The Wayback Machine - https://web.archive.org/web/20151020030044/http://articles.latimes.com/1996-03-27/sports/sp-51859_1_cedric-ceballos

Ceballos Is Back, but Not All the Way

Lakers: He plays well, but is stripped of his captaincy and gets silent treatment on flight.

March 27, 1996|SCOTT HOWARD-COOPER | TIMES STAFF WRITER

ORLANDO, Fla. — Cedric Ceballos became a Laker again Tuesday night, though hardly a Laker in good standing.

He has been stripped of his rank as a team captain in a unanimous vote by players.

He got the silent treatment during the cross-country charter flight the day before.

He not only temporarily lost his job as the starting small forward as punishment for going AWOL for four days and two games, later saying it was due to family business, but was dropped all the way to third string for the game against the Orlando Magic, behind Magic Johnson and George Lynch.

"I'm sure some guys are still thinking about it because he has not apologized to the team," said Nick Van Exel, an outspoken critic of Ceballos' behavior and now the Lakers' lone captain. "Once he apologizes, it should be OK. Right now, it seems like some guys are still distant from him. He hasn't said 'I'm sorry,' or he hasn't even said 'Hi.' "

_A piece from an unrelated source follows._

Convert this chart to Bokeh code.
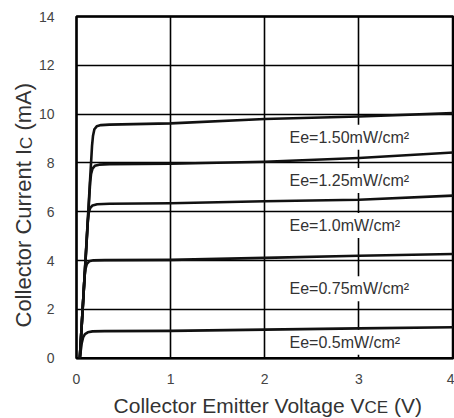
import math
from bokeh.plotting import figure
from bokeh.models import Label, FixedTicker, LinearAxis, Grid
from bokeh.embed import file_html
from bokeh.resources import INLINE

# ---- data ----
x_ticks = [0, 1, 2, 3, 4]
y_ticks = [0, 2, 4, 6, 8, 10, 12, 14]

ee_labels = ["Ee=0.5mW/cm²", "Ee=0.75mW/cm²", "Ee=1.0mW/cm²", "Ee=1.25mW/cm²", "Ee=1.50mW/cm²"]

vce_05 = [0.035, 0.055, 0.07, 0.09, 0.12, 0.17, 0.3, 1.0, 2.0, 3.0, 4.0]
ic_05 = [0.0, 0.6, 0.85, 0.99, 1.06, 1.1, 1.11, 1.12, 1.17, 1.22, 1.27]

vce_075 = [0.035, 0.085, 0.095, 0.11, 0.135, 0.18, 0.3, 1.0, 2.0, 3.0, 4.0]
ic_075 = [0.0, 3.3, 3.65, 3.86, 3.97, 4.01, 4.02, 4.03, 4.11, 4.2, 4.27]

vce_10 = [0.035, 0.12, 0.13, 0.145, 0.17, 0.22, 0.35, 1.0, 2.0, 3.0, 4.0]
ic_10 = [0.0, 5.6, 5.95, 6.15, 6.26, 6.31, 6.33, 6.35, 6.43, 6.49, 6.66]

vce_125 = [0.035, 0.145, 0.155, 0.17, 0.195, 0.24, 0.35, 1.0, 2.0, 3.0, 4.0]
ic_125 = [0.0, 7.2, 7.55, 7.77, 7.88, 7.93, 7.95, 7.97, 8.05, 8.2, 8.43]

vce_150 = [0.035, 0.165, 0.175, 0.19, 0.215, 0.26, 0.35, 1.0, 2.0, 3.0, 4.0]
ic_150 = [0.0, 8.7, 9.1, 9.38, 9.5, 9.55, 9.57, 9.62, 9.8, 9.9, 10.04]

FONT = "Liberation Sans"
TXT = "#333333"

W, H = 454, 418
# pixel positions of the plotting box (x: 0..4, y: 0..14)
PX_L, PX_R, PY_B, PY_T = 76.0, 452.5, 357.7, 16.0
x_lo, x_hi = x_ticks[0], x_ticks[-1]
y_lo, y_hi = y_ticks[0], y_ticks[-1]
sx = (PX_R - PX_L) / (x_hi - x_lo)
sy = (PY_B - PY_T) / (y_hi - y_lo)
xr = (x_lo - PX_L / sx, x_hi + (W - PX_R) / sx)
yr = (y_lo - (H - PY_B) / sy, y_hi + PY_T / sy)

def dx(px):
    return x_lo + (px - PX_L) / sx
def dy(py):
    return y_lo + (PY_B - py) / sy

p = figure(width=W, height=H, x_range=xr, y_range=yr,
           x_axis_type=None, y_axis_type=None,
           output_backend="svg", toolbar_location=None,
           min_border_left=0, min_border_right=0, min_border_top=0, min_border_bottom=0)
p.background_fill_color = "white"
p.border_fill_color = "white"
p.outline_line_color = None

# grid (bounded to the plotting box)
xgrid = Grid(dimension=0, ticker=FixedTicker(ticks=x_ticks), bounds=(x_lo, x_hi), cross_bounds=(y_lo, y_hi),
             grid_line_color="black", grid_line_width=1.6)
ygrid = Grid(dimension=1, ticker=FixedTicker(ticks=y_ticks), bounds=(y_lo, y_hi), cross_bounds=(x_lo, x_hi),
             grid_line_color="black", grid_line_width=1.6)
p.add_layout(xgrid)
p.add_layout(ygrid)

# axes fixed at the box edges
xaxis = LinearAxis(fixed_location=y_lo, ticker=FixedTicker(ticks=x_ticks))
yaxis = LinearAxis(fixed_location=x_lo, ticker=FixedTicker(ticks=y_ticks))
for ax in (xaxis, yaxis):
    ax.axis_line_color = None
    ax.major_tick_line_color = None
    ax.minor_tick_line_color = None
    ax.major_label_text_font = FONT
    ax.major_label_text_font_size = "14px"
    ax.major_label_text_color = "#444444"
xaxis.major_label_standoff = 10
yaxis.major_label_standoff = 16
p.add_layout(xaxis, "below")
p.add_layout(yaxis, "left")

# curve labels with white boxes (under the curves, over the grid)
label_left_px = 285
label_mid_px = [341.7, 288.3, 225.0, 180.0, 136.7]
for txt, py in zip(ee_labels, label_mid_px):
    p.add_layout(Label(x=dx(label_left_px), y=dy(py), text=txt, text_font=FONT, text_font_size="16px",
                       text_color=TXT, text_baseline="middle", text_align="left",
                       background_fill_color="white", padding=4, level="underlay"))

# box outline
p.quad(left=x_lo, right=x_hi, bottom=y_lo, top=y_hi, fill_color=None,
       line_color="black", line_width=2.5)

curves = [(vce_05, ic_05), (vce_075, ic_075), (vce_10, ic_10), (vce_125, ic_125), (vce_150, ic_150)]
for xs, ys in curves:
    p.line(xs, ys, line_color="#111111", line_width=2.6, line_join="round")

MID = 0.3465  # (ascent - descent) / 2 in em, from baseline to box middle

def add_text(x, y, text, size, align="left", angle=0.0):
    p.add_layout(Label(x=x, y=y, text=text, text_font=FONT, text_font_size=f"{size}px",
                       text_color=TXT, text_baseline="middle", text_align=align, angle=angle))

# x-axis title with subscript (baseline at xt_base px)
xt_base = 412
xt_join = 364
f_main, f_sub = 21, 17
add_text(dx(xt_join), dy(xt_base - MID * f_main), "Collector Emitter Voltage V", f_main, align="right")
add_text(dx(xt_join), dy(xt_base + 1 - MID * f_sub), "CE", f_sub)
add_text(dx(xt_join + 1389 * f_sub / 1000 + 278 * f_main / 1000), dy(xt_base - MID * f_main), "(V)", f_main)

# y-axis title (rotated, reading upward) with subscript (baseline at yt_base px)
yt_base = 30.5
yt_start = 327
fy_main = 22
main_w = 8113 * fy_main / 1000
sub_w = 722 * f_sub / 1000
space_w = 278 * fy_main / 1000
add_text(dx(yt_base - MID * fy_main), dy(yt_start), "Collector Current I", fy_main, angle=math.pi / 2)
add_text(dx(yt_base + 1 - MID * f_sub), dy(yt_start - main_w), "C", f_sub, angle=math.pi / 2)
add_text(dx(yt_base - MID * fy_main), dy(yt_start - main_w - sub_w - space_w), "(mA)", fy_main, angle=math.pi / 2)

open("out.html", "w").write(file_html(p, INLINE))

At the same time, it was Van Exel who set the wheels of forgiveness in motion before tipoff at Orlando Arena, telling the team in the huddle just outside the locker room that this should be their new beginning. They responded with a rousing 113-91 victory, during which Ceballos contributed 15 points and four rebounds in 14 minutes in his first outing in a week.

"We've got to play as a team," Van Exel said later. "We can't have 11 guys mad at one guy."

The Lakers apparently reached this decision after considerable thought. The monetary fines have stopped at almost $57,000, but players and coaches have their own way of extracting a pound of flesh, like making a guy pay with his reputation.

So players voted to demote him Saturday, a fact that Ceballos was made aware of in the meeting the next day with Executive Vice President Jerry West and General Manager Mitch Kupchak. Then they gave him the cold shoulder during the four hours or so it took to fly here from Los Angeles for the start of this six-game trip, although he said he didn't notice anything, thus proving either unable to sense the emotion of teammates or refusing to acknowledge it.

By Tuesday night, Coach Del Harris conceded for the first time that the decision to bring him off the bench was a continued form of punishment and not because Ceballos wasn't up to speed on a few new plays in the offense.

"Beyond the fines, there is a thought for team balance where you don't ignore what was done, and neither do you keep bringing it up past its time," Harris said. "Trying to keep a team in a good chemistry balance is one of the most difficult things to do, and doing that [the benching] is a concession to the balance of chemistry."

Ceballos stayed on the bench until only 3:55 remained in the first half, was booed when he entered and, Harris said, looked tentative with his first few shots, although he disagreed with the assessment. He missed a couple shots badly, getting open underneath like always, but looked much better when the Lakers broke the game open in the second half, ultimately earning his coach's praise.

"There's a lot of good basketball fans in Orlando," Ceballos said. "After the first couple plays, they were like any other road crowd. At the end, a few of them were even cheering for me."

Later, asked about being impeached as captain, he said: "I don't have any reaction. It's a team thing with me. I go with what the team wants."